Friday, January 14, 2011

South Africa's Huge Problem With Zimbabwe Illegal Immigrants

Broken fences

Jan 14 2011 10:15 Stephen Mulholland Print this article  |  Email article

 
WITH AN ESTIMATED 1,5m to 2,5m of them among us it’s obviously not difficult to meet Zimbabweans in South Africa.

Those willing to talk about the refugee problem – and most appear to be – will tell you our government’s plan to ship back to their homeland those here illegally who haven’t taken advantage of the recent regularisation offer is a pipedream.

If we conservatively assume the number here illegally is, say, 750 000, then – after allowing for the 235 000 or so Home Affairs says have applied for papers – we’re faced with the immediate task of deporting those remaining half million home to Zimbabwe.

We’re also left with the problem of guarding our porous 4 000km border with our northern neighbour against a continuing flow of Zimbabweans, Mozambicans and others seeking a better life in SA.

For example, it’s well known that government trucks taking illegals to the border for deportation are followed by other trucks that then proceed to well-known crossings to take the same people back into SA.
 
But Minister of Home Affairs Nkosazana Dlamini Zuma says to Bloomberg that her message to “the border jumpers” is that “once this process has been concluded they will be arrested, deported and not allowed back into SA”.

Well, one wonders – given the pressures on our security, police and military forces – who is going to arrest these hundreds of thousands, who is going to deport them and who is going to prevent them from returning?

Let’s accept the recent clampdown has been a positive move in that hundreds of thousands of people who have been living here in limbo can now become legal residents and, if they wish, citizens.

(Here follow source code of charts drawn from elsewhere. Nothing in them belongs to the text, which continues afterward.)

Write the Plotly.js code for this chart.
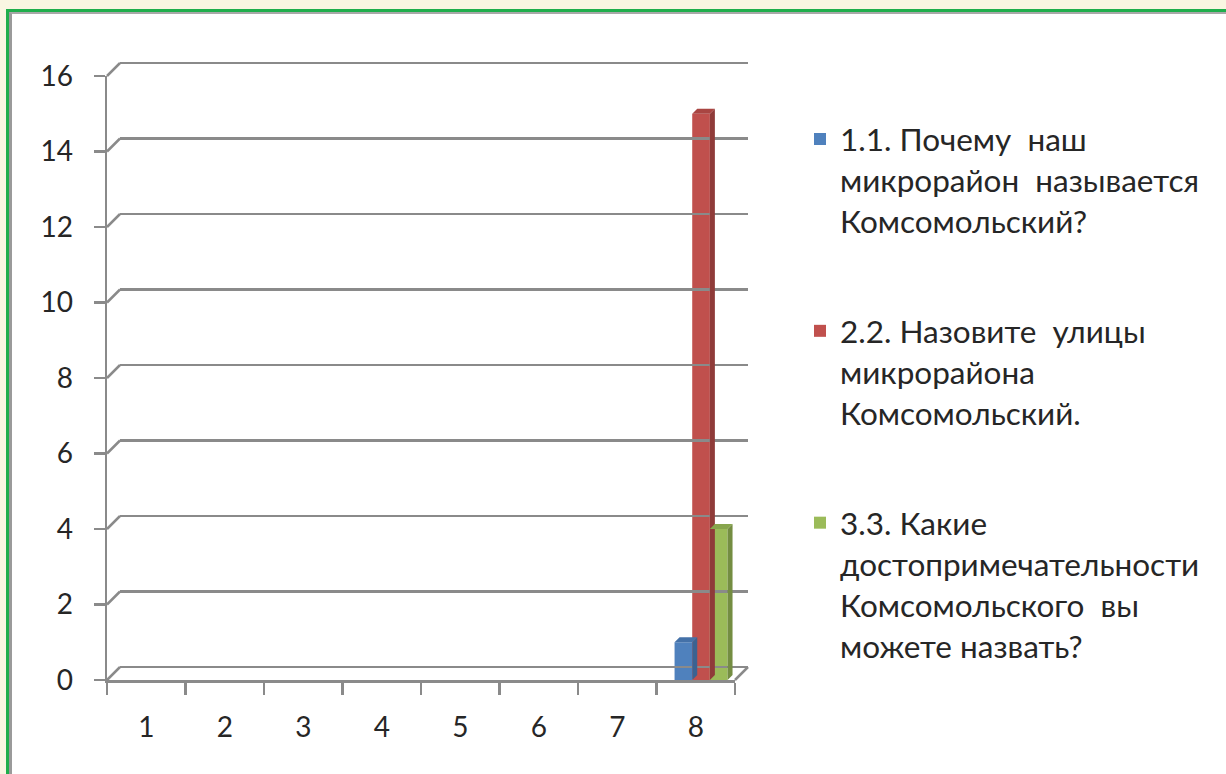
<!DOCTYPE html>
<html>
<head>
<meta charset="utf-8">
<script src="https://cdn.plot.ly/plotly-3.0.1.min.js"></script>
<style>
  html, body { margin: 0; padding: 0; width: 1226px; height: 774px; overflow: hidden; background: #f9f6e2; }
  #frame { position: absolute; left: 6px; top: 9px; width: 1240px; height: 800px;
           border-left: 3px solid #1fae4c; border-top: 3px solid #1fae4c; background: #ffffff; }
  #inner { position: absolute; left: 0; top: 0; right: 0; bottom: 0;
           border-left: 3px solid #9a9a9a; border-top: 2px solid #a8a8a8; }
  #chart { position: absolute; left: 0; top: 0; width: 1226px; height: 774px; }
</style>
</head>
<body>
<div id="frame"><div id="inner"></div></div>
<div id="chart"></div>
<script>
const categories = ['1', '2', '3', '4', '5', '6', '7', '8'];
const q1Values = [0, 0, 0, 0, 0, 0, 0, 1];
const q2Values = [0, 0, 0, 0, 0, 0, 0, 15];
const q3Values = [0, 0, 0, 0, 0, 0, 0, 4];
const seriesNames = [
  '1.1. Почему  наш<br>микрорайон  называется<br>Комсомольский?',
  '2.2. Назовите  улицы<br>микрорайона<br>Комсомольский.',
  '3.3. Какие<br>достопримечательности<br>Комсомольского  вы<br>можете назвать?'
];
const yTickValues = [0, 2, 4, 6, 8, 10, 12, 14, 16];

const W = 1226, H = 774;
const yMax = 16;
const frontLeft = 107, frontRight = 735, frontBottom = 680, frontTop = 76;
const depth = 13;                                  // 3D wall offset in px
const unitPx = (frontBottom - frontTop) / yMax;
const topPad = 0.5;                                // extra data units above the back wall
const plotL = frontLeft, plotR = frontRight + depth;
const plotB = frontBottom;
const plotT = Math.round(frontTop - depth - topPad * unitPx);
const plotWpx = plotR - plotL, plotHpx = plotB - plotT;
const xFrontEnd = (frontRight - frontLeft) / plotWpx;
const xBackStart = depth / plotWpx;
const yFrontEnd = (frontBottom - frontTop) / plotHpx;
const yBackStart = depth / plotHpx;
const yMax2 = (plotHpx - depth) / unitPx;
const dy = depth / unitPx;
const catPx = (frontRight - frontLeft) / categories.length;
const frontPaperY = v => v / yMax * yFrontEnd;
const backPaperY = v => yBackStart + v * unitPx / plotHpx;

const colors = ['#4f81bd', '#c0504d', '#9bbb59'];
const sideColors = ['#3b6291', '#8f3b39', '#748d42'];
const topColors = ['#4471a8', '#a94542', '#87a54d'];
const gray = '#8a8a8a';
const font = 'Lato, "Open Sans", sans-serif';
const textColor = '#262626';

const seriesValues = [q1Values, q2Values, q3Values];
const barWidth = 0.225;
const offsets = [-0.27, -0.045, 0.18];
const barDepthPx = 5;

const traces = seriesValues.map((vals, i) => ({
  type: 'bar',
  x: categories,
  y: vals,
  name: seriesNames[i],
  legendgroup: 'g' + i,
  marker: { color: colors[i] },
  width: barWidth,
  offset: offsets[i],
  xaxis: 'x',
  yaxis: 'y',
  hoverinfo: 'none'
}));
traces.push({ type: 'scatter', x: [], y: [], xaxis: 'x2', yaxis: 'y2', showlegend: false, hoverinfo: 'none' });

const shapes = [];
const bdx = barDepthPx / catPx, bdy = barDepthPx / unitPx;
seriesValues.forEach((vals, i) => {
  vals.forEach((v, c) => {
    if (v <= 0) return;
    const xl = c + offsets[i], xr = xl + barWidth;
    shapes.push({
      type: 'path', xref: 'x', yref: 'y', layer: 'above', line: { width: 0 },
      fillcolor: sideColors[i],
      path: `M ${xr} 0 L ${xr + bdx} ${bdy} L ${xr + bdx} ${v + bdy} L ${xr} ${v} Z`
    });
    shapes.push({
      type: 'path', xref: 'x', yref: 'y', layer: 'above', line: { width: 0 },
      fillcolor: topColors[i],
      path: `M ${xl} ${v} L ${xr} ${v} L ${xr + bdx} ${v + bdy} L ${xl + bdx} ${v + bdy} Z`
    });
  });
});
yTickValues.forEach(v => shapes.push({
  type: 'line', xref: 'paper', yref: 'paper',
  x0: 0, y0: frontPaperY(v), x1: xBackStart, y1: backPaperY(v),
  line: { color: gray, width: 2.5 }
}));
shapes.push({
  type: 'line', xref: 'paper', yref: 'paper',
  x0: xFrontEnd, y0: frontPaperY(0), x1: 1, y1: backPaperY(0),
  line: { color: gray, width: 2.5 }
});

const layout = {
  width: W, height: H,
  margin: { l: plotL, r: W - plotR, t: plotT, b: H - plotB, pad: 0 },
  paper_bgcolor: 'rgba(0,0,0,0)',
  plot_bgcolor: 'rgba(0,0,0,0)',
  font: { family: font, size: 29, color: textColor },
  showlegend: true,
  barmode: 'group',
  xaxis: {
    domain: [0, xFrontEnd], anchor: 'y', type: 'category',
    categoryorder: 'array', categoryarray: categories,
    range: [-0.5, categories.length - 0.5],
    showline: true, linecolor: gray, linewidth: 2.5,
    ticks: 'outside', tickson: 'boundaries', ticklen: 12, tickwidth: 2.5, tickcolor: gray,
    ticklabelstandoff: 21,
    showgrid: false, zeroline: false,
    tickfont: { family: font, size: 28, color: textColor }
  },
  yaxis: {
    domain: [0, yFrontEnd], anchor: 'x',
    range: [0, yMax], tickvals: yTickValues,
    showline: true, linecolor: gray, linewidth: 2.5,
    ticks: 'outside', ticklen: 11, tickwidth: 2.5, tickcolor: gray,
    ticklabelstandoff: 15,
    showgrid: false, zeroline: false,
    tickfont: { family: font, size: 28, color: textColor }
  },
  xaxis2: {
    domain: [xBackStart, 1], anchor: 'y2', range: [0, 1],
    showline: false, showgrid: false, zeroline: false, showticklabels: false, ticks: ''
  },
  yaxis2: {
    domain: [yBackStart, 1], anchor: 'x2', range: [0, yMax2], tickvals: yTickValues,
    showgrid: true, gridcolor: gray, gridwidth: 2.5,
    zeroline: true, zerolinecolor: gray, zerolinewidth: 2.5,
    showline: false, showticklabels: false, ticks: ''
  },
  legend: {
    xref: 'container', yref: 'container',
    x: 800 / W, y: 1 - 112 / H, xanchor: 'left', yanchor: 'top',
    traceorder: 'grouped', tracegroupgap: 66, valign: 'top',
    maxheight: 700,
    bgcolor: 'rgba(0,0,0,0)',
    font: { family: font, size: 31.5, color: textColor }
  },
  shapes: shapes
};

Plotly.newPlot('chart', traces, layout, { staticPlot: true, displayModeBar: false });
</script>
</body>
</html>
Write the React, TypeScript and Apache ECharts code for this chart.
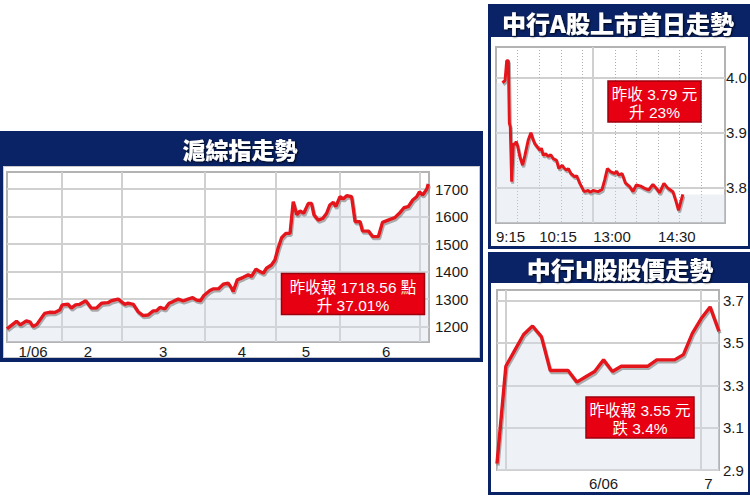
import React, { useEffect, useRef } from "react";
import * as echarts from "echarts";

// ---------- 滬綜指走勢 (Shanghai Composite, Jan–Jul 2006, trading-day index) ----------
const shPoints: [number, number][] = [
  [0, 1192], [2.7, 1219], [3.8, 1206], [5.5, 1221], [6.6, 1216], [7.4, 1200], [8.5, 1208],
  [10.7, 1248], [12.1, 1252], [13.6, 1251], [15.0, 1260], [15.7, 1279], [17.4, 1281],
  [18.3, 1267], [19.5, 1279], [20.7, 1281], [22.4, 1294], [24.0, 1267], [25.4, 1267],
  [26.9, 1285], [28.7, 1287], [29.7, 1294], [31.6, 1300], [32.5, 1291], [33.5, 1281],
  [34.4, 1285], [35.9, 1281], [37.3, 1254], [38.7, 1240], [40.1, 1242], [41.6, 1257],
  [42.5, 1257], [43.5, 1270], [44.9, 1264], [46.1, 1285], [47.2, 1291], [48.7, 1300],
  [50.1, 1293], [51.5, 1300], [52.8, 1305], [53.9, 1296], [55.0, 1294], [56.0, 1313],
  [57.7, 1331], [58.6, 1337], [60.1, 1337], [61.5, 1354], [62.9, 1358], [63.9, 1339],
  [64.3, 1327], [65.5, 1370], [67.2, 1379], [68.6, 1388], [69.5, 1382], [70.8, 1409],
  [71.9, 1400], [72.9, 1394], [73.8, 1412], [75.2, 1424], [76.2, 1442], [77.1, 1485],
  [78.1, 1523], [79.3, 1539], [80.5, 1539], [81.4, 1654], [82.4, 1606], [83.3, 1620],
  [84.4, 1612], [85.7, 1648], [86.6, 1648], [87.3, 1606], [88.5, 1587], [89.8, 1593],
  [90.9, 1612], [91.8, 1642], [92.8, 1652], [93.5, 1636], [94.7, 1672], [95.6, 1664],
  [96.6, 1676], [98.0, 1672], [99.0, 1581], [100.4, 1581], [101.1, 1547], [102.8, 1547],
  [104.0, 1527], [105.6, 1527], [106.8, 1579], [108.4, 1587], [110.3, 1596], [111.8, 1615],
  [112.9, 1632], [114.1, 1636], [115.4, 1660], [116.5, 1672], [117.3, 1690], [118.2, 1678],
  [119.4, 1700], [119.8, 1718.56],
];
const shMonthStarts = [15.5, 32.5, 56.3, 76.5, 94.7, 117.5];
const shMonthLabels = ["1/06", "2", "3", "4", "5", "6"];
const shMonthCenters = [7.4, 23, 44.4, 66.8, 85, 107.8];
const shTicks = [1200, 1300, 1400, 1500, 1600, 1700];
const shYMin = 1144;
const shYMax = 1762;
const shDayMax = 120;

// ---------- 中行A股上市首日走勢 (minutes since 9:15, lunch removed) ----------
const aPoints: [number, number][] = [
  [8.9, 3.991], [12.6, 3.995], [14.9, 4.031], [17.2, 4.031], [18.6, 3.917], [19.9, 3.911],
  [21.8, 3.811], [24.1, 3.881], [26.4, 3.878], [28.0, 3.884], [30.1, 3.876], [33.3, 3.856],
  [37.0, 3.841], [40.2, 3.859], [44.8, 3.887], [48.5, 3.900], [51.7, 3.887], [54.0, 3.880],
  [56.4, 3.876], [61.0, 3.868], [63.0, 3.872], [65.6, 3.859], [69.0, 3.862], [72.5, 3.857],
  [76.0, 3.860], [79.4, 3.853], [84.1, 3.850], [87.3, 3.835], [91.9, 3.841], [94.5, 3.836],
  [97.9, 3.832], [100.5, 3.835], [103.9, 3.826], [109.4, 3.820], [112.0, 3.822],
  [116.4, 3.808], [122.4, 3.793], [127.9, 3.795], [131.0, 3.792], [134.8, 3.795],
  [141.7, 3.793], [147.3, 3.797], [150.9, 3.814], [154.7, 3.835], [159.3, 3.829],
  [164.8, 3.826], [167.5, 3.830], [170.3, 3.823], [175.0, 3.826], [179.6, 3.809],
  [185.6, 3.802], [190.2, 3.793], [194.9, 3.805], [200.9, 3.803], [206.4, 3.799],
  [212.0, 3.796], [217.9, 3.806], [222.6, 3.799], [227.2, 3.791], [233.2, 3.808],
  [238.8, 3.799], [245.7, 3.793], [250.3, 3.774], [253.5, 3.759], [257.2, 3.777],
  [259.5, 3.788],
];
const aDottedTimes = [30, 60, 90, 120, 165, 195, 225, 255, 285];
const aLunchBreak = [135];
const aTimeLabels = ["9:15", "10:15", "13:00", "14:30"];
const aTimePos = [0, 60, 135, 225];
const aTicks = [3.8, 3.9, 4.0];
const aYMin = 3.736;
const aYMax = 4.056;
const aXMax = 318;

// ---------- 中行H股股價走勢 (trading-day index) ----------
const hValues = [
  2.93, 3.39, 3.465, 3.54, 3.58, 3.53, 3.37, 3.37, 3.37, 3.315, 3.34, 3.365, 3.42,
  3.365, 3.39, 3.39, 3.39, 3.39, 3.42, 3.42, 3.42, 3.445, 3.545, 3.615, 3.67, 3.555,
];
const hMonthStarts = [1, 23];
const hMonthLabels = ["6/06", "7"];
const hMonthLabelPos = [12, 23.8];
const hTicks = [2.9, 3.1, 3.3, 3.5, 3.7];
const hYMin = 2.9;
const hYMax = 3.75;

const NAVY = "#0a2366";
const RED_LINE = "#e4121b";
const GRID_LINE = "#d0d0d0";
const FRAME = "#b3b3b3";
const FILL = "rgba(210,221,231,0.55)";
const NUM_FONT = "'Liberation Sans', Arial, sans-serif";
const CJK_FONT = "'Liberation Sans', 'Noto Sans CJK TC', sans-serif";

function pickLabel(labels: string[], pos: number[], v: number) {
  let best = 0;
  for (let i = 1; i < pos.length; i++) {
    if (Math.abs(pos[i] - v) < Math.abs(pos[best] - v)) best = i;
  }
  return labels[best];
}

const lineStyle = (width: number) => ({
  color: RED_LINE,
  width,
  shadowColor: "rgba(110,110,110,0.55)",
  shadowOffsetX: 1,
  shadowOffsetY: 2,
  shadowBlur: 1,
});

function titleText(text: string, x: number, y: number, size: number) {
  return {
    type: "text",
    x,
    y,
    z: 100,
    silent: true,
    style: {
      text,
      fill: "#ffffff",
      font: "900 " + size + "px 'Noto Sans CJK TC', sans-serif",
      align: "center",
      verticalAlign: "middle",
      textAlign: "center",
      textVerticalAlign: "middle",
      textShadowColor: "rgba(0,0,0,0.9)",
      textShadowBlur: 2,
      textShadowOffsetX: 1,
      textShadowOffsetY: 1,
    },
  };
}

function noteBox(x: number, y: number, w: number, h: number, l1: string, l2: string) {
  const txt = (t: string, ty: number) => ({
    type: "text",
    x: x + w / 2,
    y: ty,
    z: 101,
    style: {
      text: t,
      fill: "#ffffff",
      font: "15.5px " + CJK_FONT,
      align: "center",
      verticalAlign: "middle",
      textAlign: "center",
      textVerticalAlign: "middle",
    },
  });
  return [
    {
      type: "rect",
      z: 100,
      shape: { x, y, width: w, height: h },
      style: { fill: "#e60012", stroke: "#9e000e", lineWidth: 1.5 },
    },
    txt(l1, y + 13.5),
    txt(l2, y + 31.5),
  ];
}

export default function App() {
  const ref = useRef<HTMLDivElement>(null);

  useEffect(() => {
    if (!ref.current) return;
    const chart = echarts.init(ref.current, undefined, { renderer: "svg" });

    const aFirst = aPoints[0][1];
    const aLast = aPoints[aPoints.length - 1][1];
    const aArea: [number, number][] = [[0, aFirst], ...aPoints, [aXMax, aLast]];

    const axisLabelBase = { color: "#1a1a1a", fontSize: 15, fontFamily: NUM_FONT };

    const option: any = {
      animation: false,
      grid: [
        { left: 7, top: 172, width: 422, height: 170, show: true, backgroundColor: "#fff", borderColor: FRAME, borderWidth: 2 },
        { left: 496, top: 47, width: 229, height: 176, show: true, backgroundColor: "#fff", borderColor: FRAME, borderWidth: 2 },
        { left: 497, top: 290, width: 222, height: 180, show: true, backgroundColor: "#fff", borderColor: FRAME, borderWidth: 2 },
      ],
      xAxis: [
        {
          gridIndex: 0, type: "value", position: "bottom", min: 0, max: shDayMax,
          axisLine: { show: false },
          axisTick: { show: false, customValues: shMonthStarts },
          splitLine: { show: true, lineStyle: { color: GRID_LINE, width: 2 } },
          axisLabel: {
            ...axisLabelBase, margin: 2, customValues: shMonthCenters,
            formatter: (v: number) => pickLabel(shMonthLabels, shMonthCenters, v),
          },
        },
        {
          gridIndex: 1, type: "value", position: "bottom", min: 0, max: aXMax,
          axisLine: { show: false },
          axisTick: { show: false, customValues: aDottedTimes },
          splitLine: { show: true, lineStyle: { color: "#b0b0b0", width: 1, type: [1, 2] } },
          axisLabel: { show: false },
        },
        {
          gridIndex: 1, type: "value", position: "bottom", offset: 0, min: 0, max: aXMax,
          axisLine: { show: false },
          axisTick: { show: false, customValues: aLunchBreak },
          splitLine: { show: true, lineStyle: { color: GRID_LINE, width: 2 } },
          axisLabel: {
            ...axisLabelBase, margin: 6, align: "left", customValues: aTimePos,
            formatter: (v: number) => pickLabel(aTimeLabels, aTimePos, v),
          },
        },
        {
          gridIndex: 2, type: "value", position: "bottom", min: 0, max: hValues.length - 1,
          axisLine: { show: false },
          axisTick: { show: false, customValues: hMonthStarts },
          splitLine: { show: true, lineStyle: { color: GRID_LINE, width: 2 } },
          axisLabel: {
            ...axisLabelBase, margin: 6, customValues: hMonthLabelPos,
            formatter: (v: number) => pickLabel(hMonthLabels, hMonthLabelPos, v),
          },
        },
      ],
      yAxis: [
        {
          gridIndex: 0, type: "value", position: "right", min: shYMin, max: shYMax,
          axisLine: { show: false },
          axisTick: { show: false, customValues: shTicks },
          splitLine: { show: true, lineStyle: { color: GRID_LINE, width: 2 } },
          axisLabel: { ...axisLabelBase, margin: 6, customValues: shTicks, formatter: (v: number) => String(Math.round(v)) },
        },
        {
          gridIndex: 1, type: "value", position: "right", min: aYMin, max: aYMax,
          axisLine: { show: false },
          axisTick: { show: false, customValues: aTicks },
          splitLine: { show: true, lineStyle: { color: GRID_LINE, width: 2 } },
          axisLabel: { ...axisLabelBase, margin: 1, customValues: aTicks, formatter: (v: number) => v.toFixed(1) },
        },
        {
          gridIndex: 2, type: "value", position: "right", min: hYMin, max: hYMax,
          axisLine: { show: false },
          axisTick: { show: false, customValues: hTicks },
          splitLine: { show: true, lineStyle: { color: GRID_LINE, width: 2 } },
          axisLabel: { ...axisLabelBase, margin: 4, customValues: hTicks, formatter: (v: number) => v.toFixed(1) },
        },
      ],
      series: [
        {
          type: "line", xAxisIndex: 0, yAxisIndex: 0, data: shPoints,
          symbol: "none", showSymbol: false, z: 3,
          lineStyle: lineStyle(3.4),
          areaStyle: { color: FILL, origin: "start" },
        },
        {
          type: "line", xAxisIndex: 1, yAxisIndex: 1, data: aArea,
          symbol: "none", showSymbol: false, z: 2, silent: true,
          lineStyle: { width: 0, opacity: 0 },
          areaStyle: { color: FILL, origin: "start" },
        },
        {
          type: "line", xAxisIndex: 1, yAxisIndex: 1, data: aPoints,
          symbol: "none", showSymbol: false, z: 3,
          lineStyle: lineStyle(3),
        },
        {
          type: "line", xAxisIndex: 3, yAxisIndex: 2, data: hValues.map((v, i) => [i, v]),
          symbol: "none", showSymbol: false, z: 3,
          lineStyle: lineStyle(3.4),
          areaStyle: { color: FILL, origin: "start" },
        },
      ],
      graphic: [
        titleText("滬綜指走勢", 240, 149, 23),
        titleText("中行A股上市首日走勢", 618, 22, 24),
        titleText("中行H股股價走勢", 620, 268, 24),
        ...noteBox(281.5, 273.5, 143, 41, "昨收報 1718.56 點", "升 37.01%"),
        ...noteBox(608, 81, 93, 41, "昨收 3.79 元", "升 23%"),
        ...noteBox(586, 397, 108, 41, "昨收報 3.55 元", "跌 3.4%"),
      ],
    };

    chart.setOption(option);
    return () => chart.dispose();
  }, []);

  const box = (left: number, top: number, width: number, height: number, extra: any = {}) => (
    <div style={{ position: "absolute", left, top, width, height, boxSizing: "border-box", ...extra }} />
  );

  return (
    <div style={{ position: "fixed", left: 0, top: 0, width: 750, height: 496, background: "#fff", overflow: "hidden" }}>
      {box(0, 131, 483, 231, { background: NAVY })}
      {box(3, 166, 477, 192, { background: "#fff", border: "1px solid #c9c9c9" })}
      {box(488, 4, 262, 245, { background: NAVY })}
      {box(491, 37, 257, 209, { background: "#fff" })}
      {box(488, 252, 262, 243, { background: NAVY })}
      {box(491, 283, 257, 209, { background: "#fff" })}
      <div ref={ref} style={{ position: "absolute", left: 0, top: 0, width: 750, height: 496 }} />
    </div>
  );
}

They’ll be in the system, which is constructive in many ways, including tax collection, education, health services and criminal and other prosecutions.

But it seems the heart of the matter lies in the healing of Zimbabwe and its recovery and return to respectability and acceptance in world forums.

Zimbabweans often express their wish to return home but point to the reality of pervasive poverty and repression in a country where GDP per capita is 5% of that of SA under the gangster rule of Robert Mugabe.

Having clearly lost the last election this is what that maniac had to say:  “We are not going to give up our country for a mere X on a ballot. How can a ballpoint pen fight with a gun?”

He reminds me of one of history’s greatest mass murderers, Mao Tse Tung, who famously declared that power grows out of the barrel of a gun.

Now it would be foolish to underestimate the difficulties faced by SA’s leadership in dealing with an irrational actor such as Mugabe.

For example, an economic blockade of Zimbabwe by its neighbours – particularly ourselves – would inflict immense damage on that country; but such damage would be initially and most painfully felt by its poor masses.

Already the corrupt elite around Mugabe are feeling the heat of international action against them, such as the freezing of bank accounts and travel restrictions.

Perhaps SA, along with Mozambique and other neighbours, might step up such measures themselves, thus sending Mugabe and his gang a stern message without inflicting further suffering on the poor.

And, of course, growing exclusion from international financial circles was a serious factor in the collapse of apartheid, with the old Chase Manhattan leading the way.

It can’t be denied that Zimbabwe’s turmoil negatively affects our national interests, not only via the flood of impecunious refugees but also by the loss of a potentially vigorous trading and economic partner, now an outcast society with bleak prospects.

Clearly SA’s Government wouldn’t be taking the steps it is – ineffectual though they may prove to be – to force Zimbabwean illegal refugees back across our border while pledging to stiffen border controls and arrest all undocumented illegals if it didn’t perceive the national interest to be threatened.

Thus if – as appears to be the case – the Zuma administration perceives a threat to the national interest it must act to protect that interest, which is its sacred duty.